Loin de tout romantisme et de tout lyrisme, il démythifie le désert qui n'est pas «le royaume du fantastique», comme le chantent les romanciers. Il préfère parler d'une «rude école dont les leçons sont salutaires». Il avoue même s'ennuyer parfois, lors des expéditions en chameau et lors des trajets éprouvants dans la fournaise. «On rêve d'orangeade et de camembert», dira-t-il. Il est le seul homme a avoir parcouru près de mille kilomètres sans rencontrer un seul point d'eau, un périple effectué en compagnie de deux bédouins. Vingt-deux jours pour rallier Ouaden en Mauritanie à Arouane au Mali avec pour seule boisson, neuf verres de thé à la menthe par jour. Bivouacs et étapes se succèdent. Il parcourt le Sahara dans tous les sens, le connaît comme sa poche mais le découvre à chaque fois. Sur des carnets, il note, il ramasse des fossiles, sa mémoire fait le reste.
Fleur de sable
De retour sur le continent africain, il explore en 1934 le Sahara occidental, à la recherche de la météorite de Chinguetti, supposée gigantesque mais qu'il ne trouvera jamais. En 1936, ce sera la première traversée du Tanezrouft, jusque-là inexplorée. «Inspirateur de la recherche scientifique en Afrique», comme l'écrivait récemment le quotidien sénégalais le Soleil, il dirige de 1938 à 1964 l'IFAN, l'Institut français d'Afrique noire. C'est un organisme de recherche en sciences humaines créé sous l'AOF, l'Afrique occidentale française. Sa principale tâche consiste à réaliser des cartes ethno-démographiques, présentant les différents groupes de population, les densités. D'autres cartes sont également établies servant de base à un grand atlas de l'Afrique de l'Ouest.

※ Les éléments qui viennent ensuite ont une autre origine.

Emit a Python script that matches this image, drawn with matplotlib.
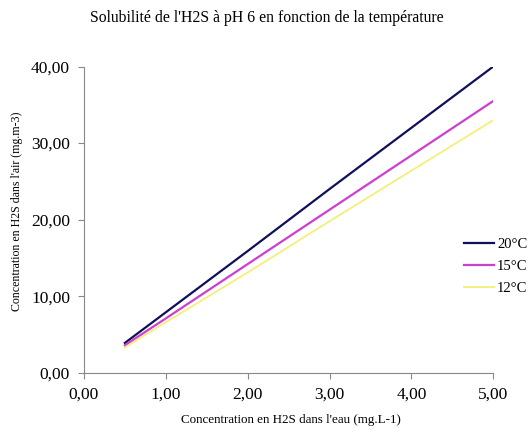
import matplotlib
matplotlib.use("Agg")
import matplotlib.pyplot as plt

plt.rcParams["font.family"] = ["Liberation Serif", "DejaVu Serif"]

# concentration dans l'eau (mg.L-1)
eau = [0.5, 1.0, 2.0, 3.0, 4.0, 5.0]
# concentration dans l'air (mg.m-3) par température
air_20 = [3.9, 7.9, 15.9, 24.0, 32.0, 40.0]
air_15 = [3.6, 7.1, 14.2, 21.3, 28.4, 35.5]
air_12 = [3.3, 6.6, 13.1, 19.8, 26.4, 33.0]

x_ticks = [0, 1, 2, 3, 4, 5]
x_labels = ["0,00", "1,00", "2,00", "3,00", "4,00", "5,00"]
y_ticks = [0, 10, 20, 30, 40]
y_labels = ["0,00", "10,00", "20,00", "30,00", "40,00"]

fig = plt.figure(figsize=(5.31, 4.32), dpi=100)
ax = fig.add_axes([0.158, 0.137, 0.771, 0.709])

ax.plot(eau, air_20, color="#10105a", lw=1.6, label="20°C")
ax.plot(eau, air_15, color="#cc3fd0", lw=1.6, label="15°C")
ax.plot(eau, air_12, color="#f4ef7a", lw=1.3, label="12°C")

ax.set_xlim(0, 5)
ax.set_ylim(0, 40)
ax.set_xticks(x_ticks)
ax.set_xticklabels(x_labels, fontsize=12.5)
ax.set_yticks(y_ticks)
ax.set_yticklabels(y_labels, fontsize=12.5)
ax.tick_params(axis="both", direction="out", length=4, width=0.8, color="#888888", pad=6)

for side in ("top", "right"):
    ax.spines[side].set_visible(False)
for side in ("left", "bottom"):
    ax.spines[side].set_color("#888888")
    ax.spines[side].set_linewidth(0.8)

ax.set_xlabel("Concentration en H2S dans l'eau (mg.L-1)", fontsize=9.4)
ax.set_ylabel("Concentration en H2S dans l'air (mg.m-3)", fontsize=8.6)
ax.xaxis.set_label_coords(0.506, -0.136)
ax.yaxis.set_label_coords(-0.148, 0.528)

fig.text(0.503, 0.958, "Solubilité de l'H2S à pH 6 en fonction de la température",
         ha="center", va="center", fontsize=11.3)

fig.legend(loc="center left", bbox_to_anchor=(0.862, 0.384), frameon=False,
           fontsize=10.5, handlelength=2.1, handletextpad=0.2, labelspacing=0.6,
           borderaxespad=0)

fig.savefig("out.png", dpi=100)
plt.close(fig)
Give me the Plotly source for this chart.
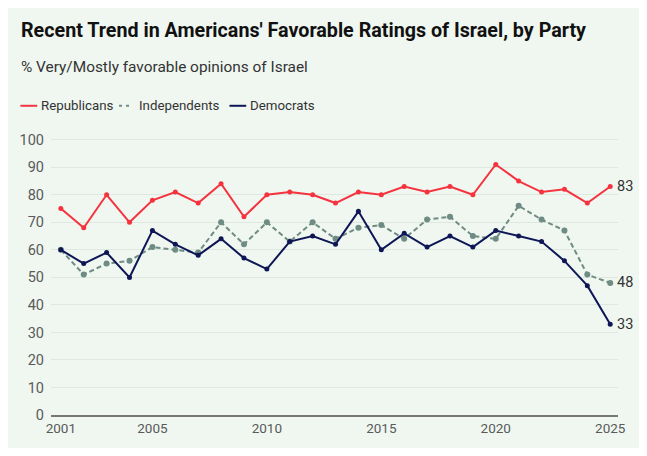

Pendant la deuxième guerre mondiale, entre 1940 et 1945, il part en expédition dans le Fezzan libyen italien. Il sera accusé d'espionnage, expulsé et renvoyé à Dakar. Il deviendra président de la Fédération d'AOF de la France combattante.
Les années passent, le prestige s'accroît. La passion dure. En 1963, il est élu à l'Académie des sciences mais il reviendra en Afrique après un détour au Yémen et en Iran. Il explore le désert libyen au cours de quatre expéditions entre 1980 et 1982 et récemment, en 1996, il repartait pour le Tibesti à la recherche de Monodiella flexiosa, la petite fleur des sables. Il l'avait découverte en 1940, alors qu'il était caporal-chef. Aussitôt elle avait été classée comme «espèce nouvelle». Sa présence signifiait la proximité d'une source d'eau. Cinquante-six ans après le savant a voulu en avoir le c£ur net, fidèle à sa devise : «Chaque grain de sable est un grain de vérité».